Retirement Savings for Freelancers: 3 Fail-Safe Systems to Build Wealth on Irregular Income
You had your best month ever in March. April hit like a wall. Two clients went quiet, one invoice was 60 days late, and suddenly the retirement contribution you promised yourself was the first thing to go.
Sound familiar?
Only 16% of freelancers have access to retirement plans, compared to 52% of traditional employees. That gap is not a motivation problem. It is a systems problem. The standard advice — “just set aside 15% every month” — was written for people who get the same paycheck every two weeks. That is not you.
Retirement savings for freelancers requires a completely different framework. One that bends with your income instead of snapping against it. This guide gives you three proven systems built specifically for variable income financial planning in 2026.

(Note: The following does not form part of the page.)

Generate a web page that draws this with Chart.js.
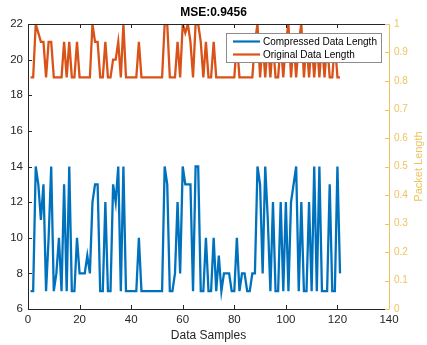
<!DOCTYPE html>
<html><head><meta charset="utf-8">
<script src="https://cdn.jsdelivr.net/npm/chart.js@4.4.1/dist/chart.umd.min.js"></script>
<style>html,body{margin:0;padding:0;background:#fff;overflow:hidden}</style>
</head><body>
<canvas id="c" width="427" height="345"></canvas>
<script>
// ---- data (sample index = position in array, starting at 1) ----
const compressedLength = [7,7,14,13,11,13,7,10,14,7,8,10,7,13,7,14,7,7,10,8,
  8,8,9,8,12,13,13,7,7,12,7,7,13,12,14,7,14,7,7,7,
  7,7,10,7,7,7,7,7,7,7,7,7,14,13,7,7,8,12,8,14,
  13,13,13,7,14,14,7,7,10,7,7,10,7,9,7,8,8,8,7,7,
  10,7,8,8,7,7,8,8,14,13,8,14,11,7,12,7,7,12,7,12,
  7,12,13,14,7,12,7,7,12,7,14,7,14,7,7,7,13,7,7,14,8];
const originalLength = [19,19,22,21.5,21,21,19,21,21,19,19,19,19,21,19,21,19,19,21,19,
  19,19,19,19,22,21,21,19,19,21,19,19,20,20,21,19,22,19,19,19,
  19,19,21,19,19,19,19,19,19,19,19,19,22,22,19,19,19,21,19,22,
  21.5,22,21,19,22,22,21,19,21,19,19,21,19,19,19,19,19,19,19,19,
  21,19,19,19,19,19,19,21,22,19,21,19,21,19,21,19,19,21,19,21,
  22,19,21,19,21,22,19,21,19,21,19,21,19,21,19,21,19,19,21,19,19];
const seriesNames = ['Compressed Data Length','Original Data Length'];
const xTicks = [0,20,40,60,80,100,120,140];
const leftTicks = [6,8,10,12,14,16,18,20,22];
const rightTicks = [0,0.1,0.2,0.3,0.4,0.5,0.6,0.7,0.8,0.9,1];
const titleText = 'MSE:0.9456';
const xTitle = 'Data Samples';
const rightTitle = 'Packet Length';

const BLUE = '#0072BD', ORANGE = '#D95319', YEL = '#EDC45E', AX = '#262626';
const FONT = "'Liberation Sans', Arial, Helvetica, sans-serif";

const toPoints = arr => arr.map((v, i) => ({x: i + 1, y: v}));

const frame = {
  id: 'frame',
  afterDatasetsDraw(chart) {
    const {ctx, chartArea: a, scales} = chart;
    ctx.save();
    ctx.lineWidth = 1;
    ctx.strokeStyle = AX;
    ctx.beginPath();
    ctx.moveTo(a.left + 0.5, a.top + 0.5);
    ctx.lineTo(a.right, a.top + 0.5);
    ctx.moveTo(a.left + 0.5, a.top);
    ctx.lineTo(a.left + 0.5, a.bottom + 0.5);
    ctx.lineTo(a.right, a.bottom + 0.5);
    xTicks.forEach(v => {
      const p = Math.round(scales.x.getPixelForValue(v)) + 0.5;
      ctx.moveTo(p, a.bottom); ctx.lineTo(p, a.bottom - 4);
      ctx.moveTo(p, a.top); ctx.lineTo(p, a.top + 4);
    });
    leftTicks.forEach(v => {
      const p = Math.round(scales.y.getPixelForValue(v)) + 0.5;
      ctx.moveTo(a.left, p); ctx.lineTo(a.left + 4, p);
    });
    ctx.stroke();
    ctx.strokeStyle = YEL;
    ctx.beginPath();
    ctx.moveTo(a.right + 0.5, a.top);
    ctx.lineTo(a.right + 0.5, a.bottom + 0.5);
    rightTicks.forEach(v => {
      const p = Math.round(scales.y1.getPixelForValue(v)) + 0.5;
      ctx.moveTo(a.right, p); ctx.lineTo(a.right - 4, p);
    });
    ctx.stroke();
    // right axis title, reading bottom-to-top
    ctx.save();
    ctx.translate(419, (a.top + a.bottom) / 2);
    ctx.rotate(-Math.PI / 2);
    ctx.font = '11px ' + FONT;
    ctx.fillStyle = YEL;
    ctx.textAlign = 'center';
    ctx.textBaseline = 'middle';
    ctx.fillText(rightTitle, 0, 0);
    ctx.restore();
    // legend
    const lx = 226, ly = 33, lw = 155, lh = 29;
    ctx.fillStyle = '#fff';
    ctx.fillRect(lx, ly, lw, lh);
    ctx.lineWidth = 1;
    ctx.strokeStyle = '#8c8c8c';
    ctx.strokeRect(lx + 0.5, ly + 0.5, lw, lh);
    ctx.font = '10px ' + FONT;
    ctx.textBaseline = 'middle';
    ctx.textAlign = 'left';
    [BLUE, ORANGE].forEach((col, i) => {
      const y = ly + 8.5 + i * 13;
      ctx.strokeStyle = col; ctx.lineWidth = 2.2;
      ctx.beginPath(); ctx.moveTo(lx + 7, y); ctx.lineTo(lx + 34, y); ctx.stroke();
      ctx.fillStyle = '#000';
      ctx.fillText(seriesNames[i], lx + 37, y + 0.5);
    });
    ctx.restore();
  }
};

new Chart(document.getElementById('c'), {
  type: 'line',
  data: {
    datasets: [
      {label: seriesNames[0], data: toPoints(compressedLength), borderColor: BLUE, borderWidth: 2.3, pointRadius: 0, tension: 0, yAxisID: 'y'},
      {label: seriesNames[1], data: toPoints(originalLength), borderColor: ORANGE, borderWidth: 2.3, pointRadius: 0, tension: 0, yAxisID: 'y'}
    ]
  },
  options: {
    responsive: false,
    animation: false,
    devicePixelRatio: 1,
    layout: {padding: {top: 0, left: 0, right: 0, bottom: 0}},
    plugins: {
      legend: {display: false},
      tooltip: {enabled: false},
      title: {display: true, text: titleText, color: '#000', font: {family: FONT, size: 12, weight: 'bold'}, padding: {top: 5.5, bottom: 4.1}}
    },
    scales: {
      x: {
        type: 'linear', min: 0, max: 140,
        afterBuildTicks: s => { s.ticks = xTicks.map(v => ({value: v})); },
        ticks: {color: AX, font: {family: FONT, size: 11.5}, padding: 4, maxRotation: 0},
        grid: {display: false, drawTicks: false}, border: {display: false},
        title: {display: true, text: xTitle, color: AX, font: {family: FONT, size: 12}, padding: {top: 0, bottom: 2}},
        afterFit: s => { s.height = 36; }
      },
      y: {
        position: 'left', min: 6, max: 22,
        afterBuildTicks: s => { s.ticks = leftTicks.map(v => ({value: v})); },
        ticks: {color: AX, font: {family: FONT, size: 11.5}, padding: 5},
        grid: {display: false, drawTicks: false}, border: {display: false},
        afterFit: s => { s.width = 28; }
      },
      y1: {
        position: 'right', min: 0, max: 1,
        afterBuildTicks: s => { s.ticks = rightTicks.map(v => ({value: v})); },
        ticks: {color: YEL, font: {family: FONT, size: 10}, padding: 5, callback: v => String(Math.round(v * 10) / 10)},
        grid: {display: false, drawTicks: false}, border: {display: false},
        afterFit: s => { s.width = 38; }
      }
    }
  },
  plugins: [frame]
});
</script>
</body></html>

Why Retirement Savings for Freelancers Is Harder Than Anyone Admits
Managing Feast and Famine Cycles Is the Real Problem
Managing feast and famine cycles is the single biggest obstacle every freelancer faces. One month you land a $12,000 project. The next three are dry. You spend the windfall covering the gap, and the retirement account stays at zero.
75% of freelancers say saving for retirement is a major concern, and 72% report unpredictable income as a top challenge. Those numbers go hand in hand. The income swings are not the problem on their own. The real problem is having no system to absorb them.
A salaried worker has taxes withheld, a 401(k) contribution pulled automatically, and a predictable deposit on the 1st and 15th. Everything is handled before the money ever touches their hands. As a freelancer, you get a lump sum with zero structure. Without a deliberate plan, every large payment feels like permission to spend — until it is not.
Managing feast and famine cycles well means building the structure yourself. The three systems below do exactly that.
System 1 — Build Your Freelance Budget System Around Your Worst Month
Best Budget Method for Freelancers With Variable Income
The best budget method for freelancers with variable income does not start with your average income. It starts with your worst month in the last 12.
Here is why this matters. If your budget assumes an average, you will overspend during good months and fall short during slow ones. But if your budget is built on your floor — the minimum you can count on — every single month becomes manageable.
How to set it up in three steps:
- Look at your last 12 months of income. Find the single lowest month.
- Build your fixed expenses — rent, utilities, insurance, minimum debt payments — to fit inside that number.
- Treat every dollar above that floor as surplus to be allocated on purpose, not spent on instinct.
This approach is what financial planners call building around your “run rate” — the minimum monthly income you need if you lose a client tomorrow. Once you know that number, you stop flying blind.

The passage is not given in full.